When my husband, Ken, was sick, I was fortunate. My company gave me flexibility and time away when I needed it. I know that isn’t everyone’s reality. Not by a long shot.
Even with support, it was still hard. I’d step back into work and feel like I was stepping into a world that didn’t match the one I was living in at home. There were days when I could find some steadiness in my tasks. And there were days when the effort of stringing together coherent sentences felt like climbing uphill with no air in my lungs.
For people who don’t have that kind of support or space to step back, the weight is even heavier.
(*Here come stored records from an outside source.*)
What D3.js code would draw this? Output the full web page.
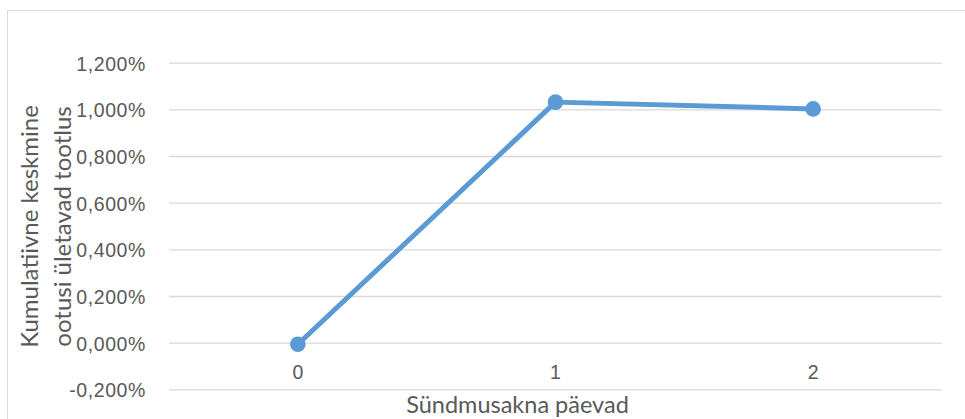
<!DOCTYPE html>
<html>
<head>
<meta charset="utf-8">
<script src="https://cdn.jsdelivr.net/npm/d3@7"></script>
<style>
  html, body { margin: 0; padding: 0; background: #fff; }
  svg { display: block; font-family: Lato, "Open Sans", "Liberation Sans", sans-serif; }
</style>
</head>
<body>
<svg id="chart" width="965" height="419"></svg>
<script>
// Event-window days and cumulative average abnormal return (in %)
const days = ["0", "1", "2"];
const returns = [-0.007, 1.031, 1.002];
const yTicks = [-0.2, 0, 0.2, 0.4, 0.6, 0.8, 1.0, 1.2];
const yTitleLines = ["Kumulatiivne keskmine", "ootusi ületavad tootlus"];
const xTitle = "Sündmusakna päevad";

const svg = d3.select("#chart");
const W = 965, H = 419;
const plot = { left: 169, right: 942, top: 62.7, bottom: 389.3 };

// Outer chart frame
svg.append("rect")
  .attr("x", 7.5).attr("y", 10.5)
  .attr("width", W).attr("height", H)
  .attr("fill", "#fff").attr("stroke", "#d9d9d9").attr("stroke-width", 1);

const x = d3.scaleBand().domain(days).range([plot.left, plot.right]);
const y = d3.scaleLinear().domain([-0.2, 1.2]).range([plot.bottom, plot.top]);

// Comma decimal separator, plain hyphen for negatives
const fmt = v => d3.format(".3f")(v).replace("−", "-").replace(".", ",") + "%";

// Horizontal gridlines with value labels
const yAxis = d3.axisLeft(y)
  .tickValues(yTicks)
  .tickSize(-(plot.right - plot.left))
  .tickPadding(23)
  .tickFormat(fmt);

const gy = svg.append("g")
  .attr("transform", `translate(${plot.left},0)`)
  .call(yAxis);
gy.select(".domain").remove();
gy.selectAll(".tick line").attr("stroke", "#d9d9d9").attr("stroke-width", 1.3);
gy.selectAll(".tick text")
  .attr("fill", "#595959")
  .attr("dy", "0.38em")
  .style("font-size", "19.5px")
  .style("letter-spacing", "0.6px");

// Category labels below the zero line
const gx = svg.append("g")
  .attr("transform", `translate(0,${y(0)})`)
  .call(d3.axisBottom(x).tickSize(0));
gx.select(".domain").remove();
gx.selectAll(".tick text")
  .attr("y", 36.3)
  .attr("dy", 0)
  .attr("fill", "#595959")
  .style("font-size", "19.5px");

// Series line and markers
const line = d3.line()
  .x((d, i) => x(days[i]) + x.bandwidth() / 2)
  .y(d => y(d));

svg.append("path")
  .datum(returns)
  .attr("d", line)
  .attr("fill", "none")
  .attr("stroke", "#5b9bd5")
  .attr("stroke-width", 5)
  .attr("stroke-linejoin", "round");

svg.selectAll("circle.pt")
  .data(returns)
  .enter().append("circle")
  .attr("class", "pt")
  .attr("cx", (d, i) => x(days[i]) + x.bandwidth() / 2)
  .attr("cy", d => y(d))
  .attr("r", 7.8)
  .attr("fill", "#5b9bd5");

// Axis titles
const yt = svg.append("text")
  .attr("transform", "translate(0,226.5) rotate(-90)")
  .attr("text-anchor", "middle")
  .attr("fill", "#595959")
  .style("font-size", "24px");
yt.selectAll("tspan")
  .data(yTitleLines)
  .enter().append("tspan")
  .attr("x", 0)
  .attr("y", (d, i) => 38 + i * 33)
  .text(d => d);

svg.append("text")
  .attr("x", 517.5).attr("y", 413)
  .attr("text-anchor", "middle")
  .attr("fill", "#595959")
  .style("font-size", "23.5px")
  .text(xTitle);
</script>
</body>
</html>
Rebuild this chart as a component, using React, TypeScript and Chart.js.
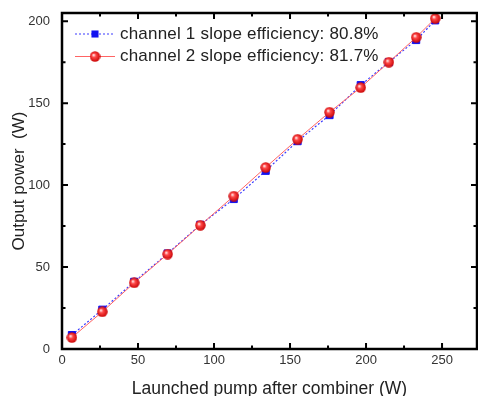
import React, { useEffect, useRef } from "react";
import { Chart, registerables } from "chart.js";

Chart.register(...registerables);

const pumpPower = [6.5, 26.5, 47.5, 69.5, 91, 113, 134, 155, 176, 196.5, 215, 233, 245.5];
const channel1 = [8.5, 24, 41, 58.3, 75.8, 91.5, 108.7, 126.8, 142.7, 161, 175, 188.5, 200.5];
const channel2 = [7, 22.7, 40.4, 57.9, 75.5, 93.3, 110.8, 128, 144.5, 159.5, 175, 190.2, 201.7];
const seriesLabels = ["channel 1 slope efficiency: 80.8%", "channel 2 slope efficiency: 81.7%"];
const xTitle = "Launched pump after combiner (W)";
const yTitle = "Output power  (W)";

const FONT = "'Liberation Sans', Arial, sans-serif";

function makeSphere(): HTMLCanvasElement {
  const c = document.createElement("canvas");
  c.width = 11;
  c.height = 11;
  const g = c.getContext("2d")!;
  const grad = g.createRadialGradient(4, 4, 0.5, 5.5, 5.5, 5.5);
  grad.addColorStop(0, "#ffe0e0");
  grad.addColorStop(0.3, "#ff4a4a");
  grad.addColorStop(1, "#c80000");
  g.fillStyle = grad;
  g.beginPath();
  g.arc(5.5, 5.5, 5.2, 0, Math.PI * 2);
  g.fill();
  return c;
}

const framePlugin = {
  id: "frameTicks",
  afterDraw(chart: any) {
    const { ctx, chartArea } = chart;
    const { left, right, top, bottom } = chartArea;
    const xs = chart.scales.x;
    const ys = chart.scales.y;
    ctx.save();
    ctx.strokeStyle = "#000";
    ctx.lineWidth = 2.5;
    ctx.strokeRect(left, top, right - left, bottom - top);
    ctx.lineWidth = 2;
    for (let v = 0; v <= 250; v += 25) {
      const px = xs.getPixelForValue(v);
      const len = v % 50 === 0 ? 6 : 3.5;
      ctx.beginPath();
      ctx.moveTo(px, bottom);
      ctx.lineTo(px, bottom - len);
      ctx.moveTo(px, top);
      ctx.lineTo(px, top + len);
      ctx.stroke();
    }
    for (let v = 0; v <= 200; v += 25) {
      const py = ys.getPixelForValue(v);
      const len = v % 50 === 0 ? 6 : 3.5;
      ctx.beginPath();
      ctx.moveTo(left, py);
      ctx.lineTo(left + len, py);
      ctx.moveTo(right, py);
      ctx.lineTo(right - len, py);
      ctx.stroke();
    }
    // legend
    const ds = chart.data.datasets;
    const rows = [top + 21, top + 43.5];
    const order = [1, 0];
    order.forEach((di, i) => {
      const d = ds[di];
      const y = rows[i];
      const x0 = left + 13;
      const x1 = left + 53;
      ctx.save();
      ctx.strokeStyle = d.borderColor;
      ctx.lineWidth = d.borderWidth;
      ctx.setLineDash(d.borderDash || []);
      ctx.beginPath();
      ctx.moveTo(x0, y);
      ctx.lineTo(x1, y);
      ctx.stroke();
      ctx.restore();
      const mx = (x0 + x1) / 2;
      if (d.pointStyle === "rect") {
        ctx.fillStyle = d.pointBackgroundColor;
        const s = d.pointRadius * Math.SQRT1_2;
        ctx.fillRect(mx - s, y - s, 2 * s, 2 * s);
      } else {
        const img = d.pointStyle as HTMLCanvasElement;
        ctx.drawImage(img, mx - img.width / 2, y - img.height / 2);
      }
      ctx.save();
      ctx.fillStyle = "#222";
      ctx.font = `17px ${FONT}`;
      (ctx as any).letterSpacing = "0.2px";
      ctx.textBaseline = "middle";
      ctx.textAlign = "left";
      ctx.fillText(d.label, left + 58, y);
      ctx.restore();
    });
    ctx.restore();
  },
};

export default function App() {
  const ref = useRef<HTMLCanvasElement>(null);
  useEffect(() => {
    if (!ref.current) return;
    const sphere = makeSphere();
    const chart = new Chart(ref.current, {
      type: "line",
      data: {
        datasets: [
          {
            label: seriesLabels[1],
            data: pumpPower.map((x, i) => ({ x, y: channel2[i] })),
            borderColor: "#ff6464",
            borderWidth: 1,
            pointStyle: sphere as any,
            pointRadius: 5,
            pointBackgroundColor: "#ff3030",
            order: 0,
          },
          {
            label: seriesLabels[0],
            data: pumpPower.map((x, i) => ({ x, y: channel1[i] })),
            borderColor: "#3a3aff",
            borderWidth: 1.2,
            borderDash: [2, 2],
            pointStyle: "rect",
            pointRadius: 5,
            pointBackgroundColor: "#1212f0",
            pointBorderColor: "#1212f0",
            pointBorderWidth: 1,
            order: 1,
          },
        ] as any,
      },
      options: {
        animation: false,
        responsive: false,
        layout: { autoPadding: false, padding: { top: 13, right: 1, left: 0, bottom: 0 } },
        plugins: { legend: { display: false }, tooltip: { enabled: false } },
        scales: {
          x: {
            type: "linear",
            min: 0,
            max: 273,
            grid: { display: false, drawTicks: false },
            border: { display: false },
            ticks: {
              stepSize: 50,
              includeBounds: false,
              padding: 4,
              color: "#333",
              font: { family: FONT, size: 13 },
            },
            title: {
              display: true,
              text: xTitle,
              color: "#222",
              font: { family: FONT, size: 17.5 },
              padding: { top: 0, bottom: -3.4 },
            },
            afterFit: (s: any) => {
              s.height = 47;
              s.paddingLeft = 0;
              s.paddingRight = 0;
            },
          },
          y: {
            type: "linear",
            min: 0,
            max: 205,
            grid: { display: false, drawTicks: false },
            border: { display: false },
            ticks: {
              stepSize: 50,
              includeBounds: false,
              padding: 12,
              color: "#333",
              font: { family: FONT, size: 13 },
            },
            title: {
              display: true,
              text: yTitle,
              color: "#222",
              font: { family: FONT, size: 17 },
              padding: { top: 9, bottom: 0 },
            },
            afterFit: (s: any) => {
              s.width = 62;
              s.paddingTop = 0;
              s.paddingBottom = 0;
            },
          },
        },
      } as any,
      plugins: [framePlugin],
    });
    return () => chart.destroy();
  }, []);
  return (
    <div style={{ position: "absolute", left: 0, top: 0, width: 478, height: 396, background: "#fff" }}>
      <canvas ref={ref} width={478} height={396} style={{ display: "block" }} />
    </div>
  );
}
Not everyone gets understanding leaders or extra PTO. Some folks have no choice but to show up, do the work, and carry their grief in the quiet spaces between meetings.
So what do you do when you don’t have the luxury of stepping away?
You start by giving yourself permission to be human. Not heroic. Not hyper-productive. Just human.
You do what you can with the energy you have. You let the “bare minimum” count as enough for now. You lean on the coworkers who show up in small but meaningful ways—the ones who say, “I’ve got this part,” or “Take the first five minutes to breathe.” You let yourself pause when the grief hits instead of muscling through it like you’re made of stone.
And if you’re a leader or a teammate, pay attention to the people who are carrying something heavy but can’t step away. Often, the greatest support isn’t a grand gesture—it’s letting them be real, not pushing them to “power through,” and giving them small pockets of flexibility when everything else feels inflexible.
Grief in the workplace doesn’t follow a policy. It doesn’t care about timelines or deliverables. It just sits with you. And the truth is, you can meet expectations and still honor what you’re carrying. Those two things can exist in the same space, even if it’s messy.
If you’re navigating that right now, please know this: you’re not behind. You’re not failing. You’re doing something incredibly hard, and you’re doing it with more strength than you probably realize.
Humanity belongs at work—especially when life outside of it is breaking your heart.